In the end, I opted to
refactor
how Storm handles exceptions: it now wraps cursor and connection objects in
such a way as to catch DB-API exceptions raised by their methods and
properties and re-raise them using wrapper exception types that inherit from
both the appropriate subclass of StormError
and the original DB-API
exception type, and with some care I even managed to avoid this being
painfully repetitive. Out-of-tree database backends will need to make some
minor adjustments (removing install_exceptions
, adding an
_exception_module
property to their Database
subclass, adjusting the
raw_connect
method of their Database
subclass to do exception wrapping,
and possibly implementing _make_combined_exception_type
and/or
_wrap_exception
if they need to add extra attributes to the wrapper
exceptions). Applications that follow the usual Storm idiom of catching
StormError
or any of its subclasses should continue to work without
needing any changes.
SQLObject compatibility
Storm includes some API compatibility with SQLObject; this was from before my time, but I believe it was mainly because Launchpad and possibly Landscape previously used SQLObject and this made the port to Storm very much easier. It still works fine for the parts of Launchpad that haven’t been ported to Storm, but I wouldn’t be surprised if there were newer features of SQLObject that it doesn’t support.
The main question here was what to do with StringCol
and its associated
AutoUnicodeVariable
. I opted to make these explicitly only accept text on
Python 3, since the main reason for them to accept bytes was to allow using
them with Python 2 native strings (i.e. str
), and on Python 3 str
is
already text so there’s much less need for the porting affordance in that case.
Since releasing 0.21 I realised that the StringCol
implementation in
SQLObject itself in fact accepts both bytes and text even on Python 3, so
it’s possible that we’ll need to change this in the future, although we
haven’t yet found any real code using Storm’s SQLObject compatibility layer
that might rely on this. Still, it’s much easier for Storm to start out on
the stricter side and perhaps become more lenient than it is to go the other
way round.
inspect.getargspec
Storm had some fairly complicated use of inspect.getargspec
on Python 2 as
part of its test mocking arrangements. This didn’t work in Python 3 due to
some subtleties relating to bound methods. I
switched
to the modern inspect.signature
API in Python 3 to fix this, which in any
case is rather simpler with the exception of a wrinkle in how method
descriptors work.
(It’s possible that these mocking arrangements could be simplified nowadays by using some more off-the-shelf mocking library; I haven’t looked into that in any detail.)
What’s next?
I’m working on getting Storm back into Debian now, which will be with Python 3 support only since Debian is in the process of gradually removing Python 2 module support. Other than that I don’t really have any particular plans for Storm at the moment (although of course I’m not the only person with an interest in it), aside from ideally avoiding leaving six years between releases again. I expect we can go back into bug-fixing mode there for a while.
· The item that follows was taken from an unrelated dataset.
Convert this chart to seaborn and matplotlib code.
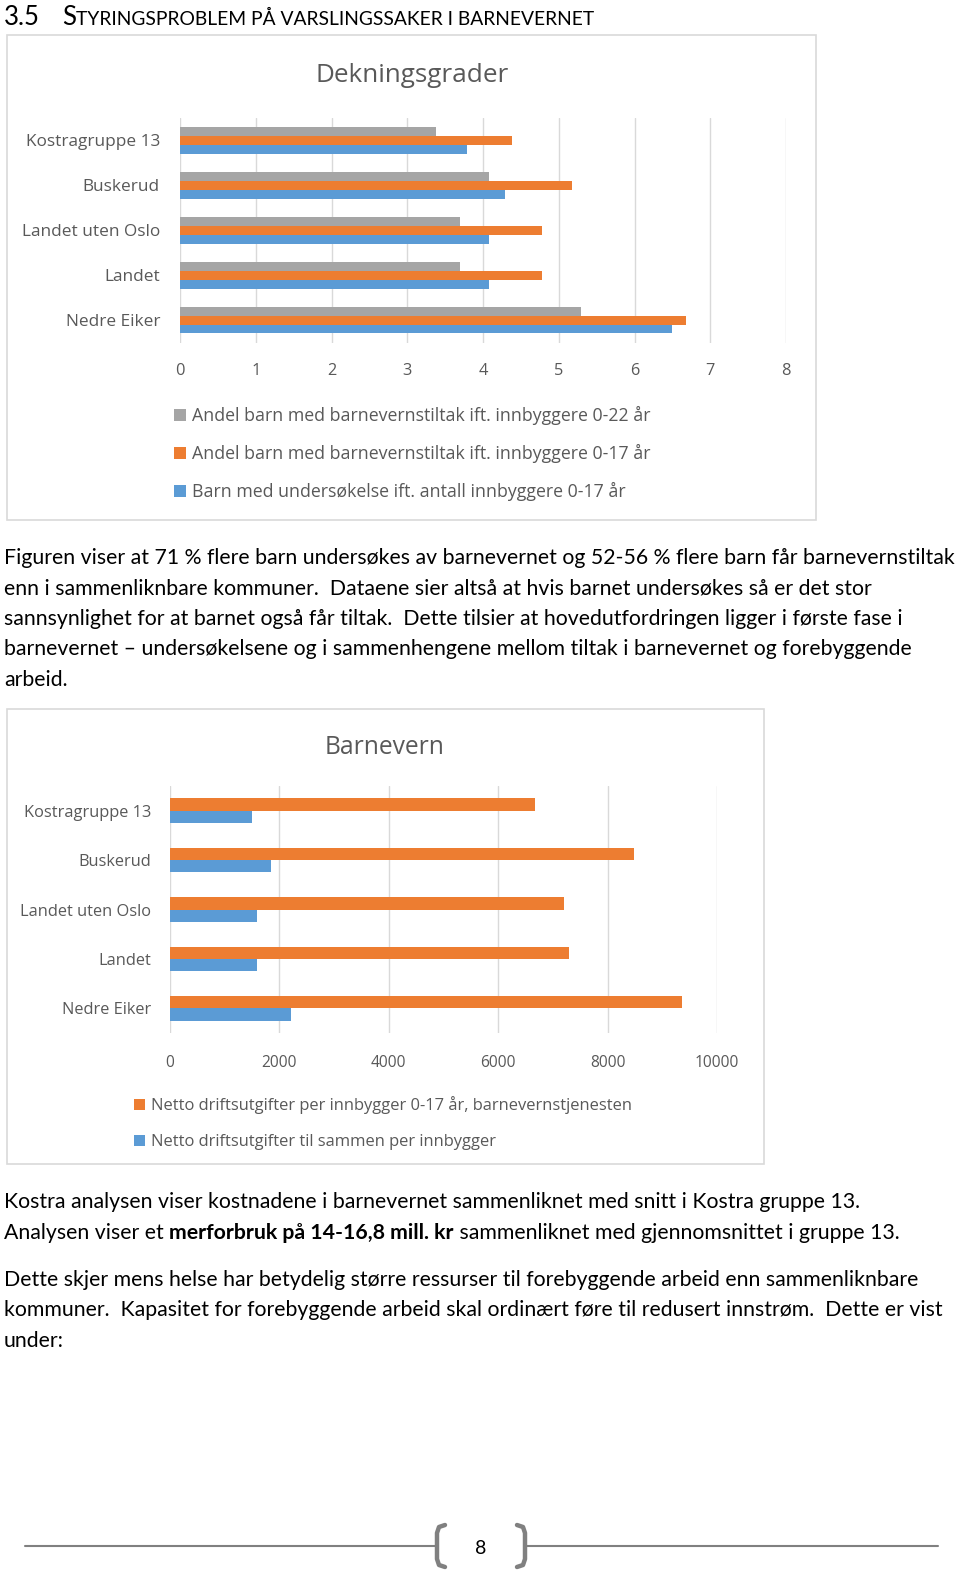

From the Launchpad side, I’ve recently made progress on one of the other major Python 3 blockers (porting Bazaar code hosting to Breezy, coming soon). There are still some other significant blockers, the largest being migrating to Mailman 3, subvertpy fixes so that we can port code importing to Breezy as well, and porting the lazr.restful stack; but we may soon be able to reach the point where it’s possible to start running interesting subsets of the test suite using Python 3 and categorising the failures, at which point we’ll be able to get a much better idea of how far we still have to go. Porting a project with the best part of a million lines of code and around three hundred dependencies is always going to take a while, but I’m happy to be making progress there, both due to Python 2’s impending end of upstream support and so that eventually we can start using new language facilities.